The exercise: Transcribe the material word for word, but without the images.

Information provided:
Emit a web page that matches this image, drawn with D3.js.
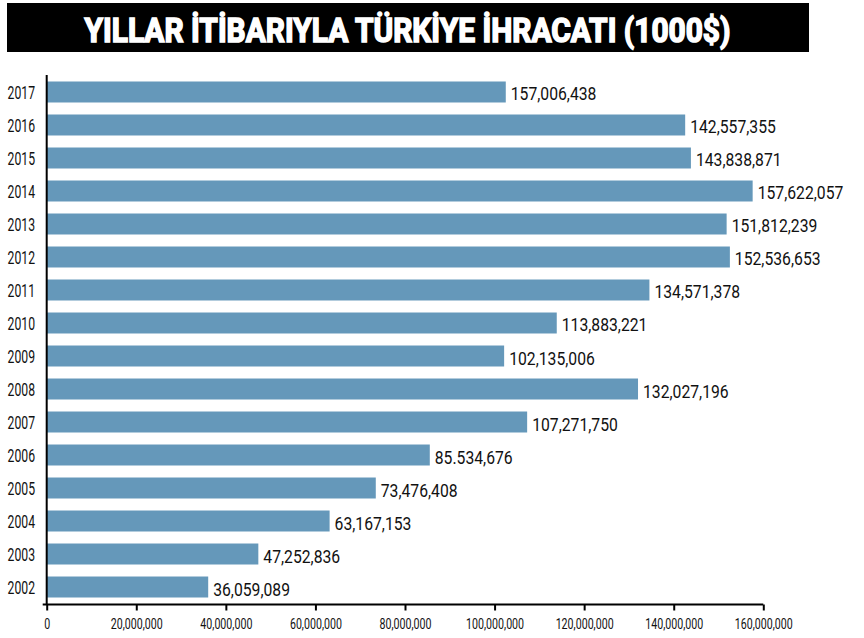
<!DOCTYPE html>
<html>
<head>
<meta charset="utf-8">
<script src="https://cdn.jsdelivr.net/npm/d3@7"></script>
<style>
  body { margin: 0; background: #fff; }
  text { font-family: Roboto, "DejaVu Sans Condensed", sans-serif; }
</style>
</head>
<body>
<div id="chart"></div>
<script>
// data (top to bottom)
const years = ["2017", "2016", "2015", "2014", "2013", "2012", "2011", "2010",
               "2009", "2008", "2007", "2006", "2005", "2004", "2003", "2002"];
// bar lengths (the 2017 bar is drawn shorter than its label)
const values = [102500000, 142557355, 143838871, 157622057, 151812239, 152536653, 134571378, 113883221,
                102135006, 132027196, 107271750, 85534676, 73476408, 63167153, 47252836, 36059089];
// labels as printed
const labels = ["157,006,438", "142,557,355", "143,838,871", "157,622,057", "151,812,239", "152,536,653",
                "134,571,378", "113,883,221", "102,135,006", "132,027,196", "107,271,750", "85.534,676",
                "73,476,408", "63,167,153", "47,252,836", "36,059,089"];
const xTicks = [0, 20000000, 40000000, 60000000, 80000000, 100000000, 120000000, 140000000, 160000000];
const title = "YILLAR İTİBARIYLA TÜRKİYE İHRACATI (1000$)";

const W = 864, H = 638;
const svg = d3.select("#chart").append("svg")
  .attr("width", W)
  .attr("height", H);

// title box
svg.append("rect")
  .attr("x", 7).attr("y", 3)
  .attr("width", 802).attr("height", 49)
  .attr("fill", "#000");

svg.append("text")
  .attr("x", 407.5).attr("y", 42)
  .attr("text-anchor", "middle")
  .attr("fill", "#fff")
  .attr("stroke", "#fff")
  .attr("stroke-width", 1.6)
  .attr("font-family", "'DejaVu Sans Condensed', sans-serif")
  .attr("font-size", 34)
  .attr("font-weight", "bold")
  .attr("textLength", 646)
  .attr("lengthAdjust", "spacingAndGlyphs")
  .text(title);

const x = d3.scaleLinear()
  .domain([0, 160000000])
  .range([46.7, 763.3]);

const y = d3.scaleBand()
  .domain(years)
  .range([75, 604])
  .paddingInner(0.364)
  .paddingOuter(0.197);

const mid = d => y(d) + y.bandwidth() / 2;

// bars
svg.selectAll("rect.bar")
  .data(values)
  .enter()
  .append("rect")
  .attr("class", "bar")
  .attr("x", x(0))
  .attr("y", (_, i) => y(years[i]))
  .attr("width", d => x(d) - x(0))
  .attr("height", y.bandwidth())
  .attr("fill", "#6598ba");

// value labels (condensed by squeezing horizontally)
svg.selectAll("text.val")
  .data(values)
  .enter()
  .append("text")
  .attr("class", "val")
  .attr("transform", (d, i) => `translate(${x(d) + 5},${mid(years[i]) + 8.5}) scale(0.85,1)`)
  .attr("font-size", 18.5)
  .attr("fill", "#111")
  .text((_, i) => labels[i]);

// year labels
svg.selectAll("text.year")
  .data(years)
  .enter()
  .append("text")
  .attr("class", "year")
  .attr("transform", d => `translate(35,${mid(d) + 7}) scale(0.66,1)`)
  .attr("text-anchor", "end")
  .attr("font-size", 18.5)
  .attr("fill", "#111")
  .text(d => d);

// y axis line
svg.append("line")
  .attr("x1", x(0)).attr("x2", x(0))
  .attr("y1", 75).attr("y2", 605)
  .attr("stroke", "#000")
  .attr("stroke-width", 2);

// x axis
const xAxis = svg.append("g")
  .attr("transform", "translate(0,604.5)")
  .call(d3.axisBottom(x)
    .tickValues(xTicks)
    .tickSize(6)
    .tickSizeOuter(0)
    .tickFormat(d3.format(",")));

xAxis.select(".domain").attr("stroke-width", 2).attr("d", `M${x(0) - 4},0H${x(160000000)}`);
xAxis.selectAll(".tick line").attr("stroke-width", 2);
xAxis.selectAll(".tick text")
  .attr("font-family", "Roboto, sans-serif")
  .attr("font-size", 15)
  .attr("fill", "#111")
  .attr("y", 0)
  .attr("dy", 0)
  .attr("transform", "translate(0,24) scale(0.71,1)");
</script>
</body>
</html>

Answer to this problem:
Emit a web page that matches this image, drawn with D3.js.
<!DOCTYPE html>
<html>
<head>
<meta charset="utf-8">
<script src="https://cdn.jsdelivr.net/npm/d3@7"></script>
<style>
  body { margin: 0; background: #fff; }
  text { font-family: Roboto, "DejaVu Sans Condensed", sans-serif; }
</style>
</head>
<body>
<div id="chart"></div>
<script>
// data (top to bottom)
const years = ["2017", "2016", "2015", "2014", "2013", "2012", "2011", "2010",
               "2009", "2008", "2007", "2006", "2005", "2004", "2003", "2002"];
// bar lengths (the 2017 bar is drawn shorter than its label)
const values = [102500000, 142557355, 143838871, 157622057, 151812239, 152536653, 134571378, 113883221,
                102135006, 132027196, 107271750, 85534676, 73476408, 63167153, 47252836, 36059089];
// labels as printed
const labels = ["157,006,438", "142,557,355", "143,838,871", "157,622,057", "151,812,239", "152,536,653",
                "134,571,378", "113,883,221", "102,135,006", "132,027,196", "107,271,750", "85.534,676",
                "73,476,408", "63,167,153", "47,252,836", "36,059,089"];
const xTicks = [0, 20000000, 40000000, 60000000, 80000000, 100000000, 120000000, 140000000, 160000000];
const title = "YILLAR İTİBARIYLA TÜRKİYE İHRACATI (1000$)";

const W = 864, H = 638;
const svg = d3.select("#chart").append("svg")
  .attr("width", W)
  .attr("height", H);

// title box
svg.append("rect")
  .attr("x", 7).attr("y", 3)
  .attr("width", 802).attr("height", 49)
  .attr("fill", "#000");

svg.append("text")
  .attr("x", 407.5).attr("y", 42)
  .attr("text-anchor", "middle")
  .attr("fill", "#fff")
  .attr("stroke", "#fff")
  .attr("stroke-width", 1.6)
  .attr("font-family", "'DejaVu Sans Condensed', sans-serif")
  .attr("font-size", 34)
  .attr("font-weight", "bold")
  .attr("textLength", 646)
  .attr("lengthAdjust", "spacingAndGlyphs")
  .text(title);

const x = d3.scaleLinear()
  .domain([0, 160000000])
  .range([46.7, 763.3]);

const y = d3.scaleBand()
  .domain(years)
  .range([75, 604])
  .paddingInner(0.364)
  .paddingOuter(0.197);

const mid = d => y(d) + y.bandwidth() / 2;

// bars
svg.selectAll("rect.bar")
  .data(values)
  .enter()
  .append("rect")
  .attr("class", "bar")
  .attr("x", x(0))
  .attr("y", (_, i) => y(years[i]))
  .attr("width", d => x(d) - x(0))
  .attr("height", y.bandwidth())
  .attr("fill", "#6598ba");

// value labels (condensed by squeezing horizontally)
svg.selectAll("text.val")
  .data(values)
  .enter()
  .append("text")
  .attr("class", "val")
  .attr("transform", (d, i) => `translate(${x(d) + 5},${mid(years[i]) + 8.5}) scale(0.85,1)`)
  .attr("font-size", 18.5)
  .attr("fill", "#111")
  .text((_, i) => labels[i]);

// year labels
svg.selectAll("text.year")
  .data(years)
  .enter()
  .append("text")
  .attr("class", "year")
  .attr("transform", d => `translate(35,${mid(d) + 7}) scale(0.66,1)`)
  .attr("text-anchor", "end")
  .attr("font-size", 18.5)
  .attr("fill", "#111")
  .text(d => d);

// y axis line
svg.append("line")
  .attr("x1", x(0)).attr("x2", x(0))
  .attr("y1", 75).attr("y2", 605)
  .attr("stroke", "#000")
  .attr("stroke-width", 2);

// x axis
const xAxis = svg.append("g")
  .attr("transform", "translate(0,604.5)")
  .call(d3.axisBottom(x)
    .tickValues(xTicks)
    .tickSize(6)
    .tickSizeOuter(0)
    .tickFormat(d3.format(",")));

xAxis.select(".domain").attr("stroke-width", 2).attr("d", `M${x(0) - 4},0H${x(160000000)}`);
xAxis.selectAll(".tick line").attr("stroke-width", 2);
xAxis.selectAll(".tick text")
  .attr("font-family", "Roboto, sans-serif")
  .attr("font-size", 15)
  .attr("fill", "#111")
  .attr("y", 0)
  .attr("dy", 0)
  .attr("transform", "translate(0,24) scale(0.71,1)");
</script>
</body>
</html>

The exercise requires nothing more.